- Born: 15 November 1947 Karaveddy, Jaffna District, Sri Lanka
- Died: 17 May 2009 (aged 61)
- Cause of death: disappeared in Sri Lankan Army custody
- Occupations: militant leader, political activist, writer
- Years active: 1975-2009
- Known for: being a leader of EROS and LTTE

= V. Balakumaran (Tamil activist) =

Sri Lankan Tamil militant leader

V. Balakumaran was a Sri Lankan Tamil political activist and a leading member of Tamil militant groups. He was one of the leaders of the Eelam Revolutionary Organisation of Students (EROS).

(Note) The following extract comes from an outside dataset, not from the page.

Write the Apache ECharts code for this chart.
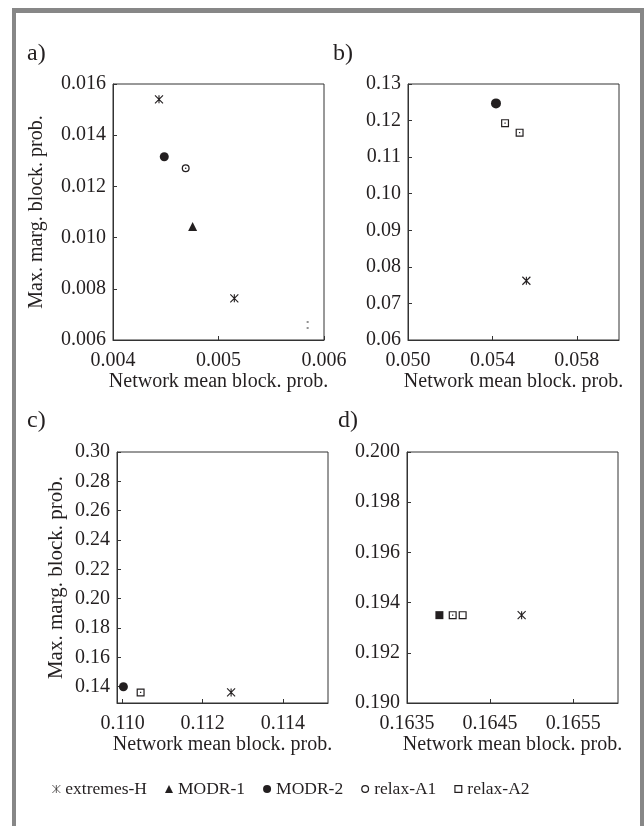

Balakumaran later joined the Liberation Tigers of Tamil Eelam (LTTE) and was active in its political division.

==Background==
Balakumaran was born on 15 November 1947 in Karaveddy, Jaffna District of northern Sri Lanka. Balakumaran joined the EROS in the mid-1970s during the growth of Tamil youth militancy, citing "discrimination and oppression" by the Sri Lankan government. After the disarming of Tamil militant groups under the Indo-Sri Lanka Accord in 1987, the EROS leadership decided to disband the group and Balakumaran later joined the LTTE. He served as one of the main political advisors in the LTTE between 1990 and 2009. During the last stages of the Sri Lankan civil war, Balakumaran was injured from government shelling on 26 January 2009; and he and his 18-year-old son, Sooriyatheepan, went missing after surrendering to the Sri Lankan Army on 17 May in Mullaitivu. In 2010, The Island reported that Balakumaran had been killed by the Army in early 2009.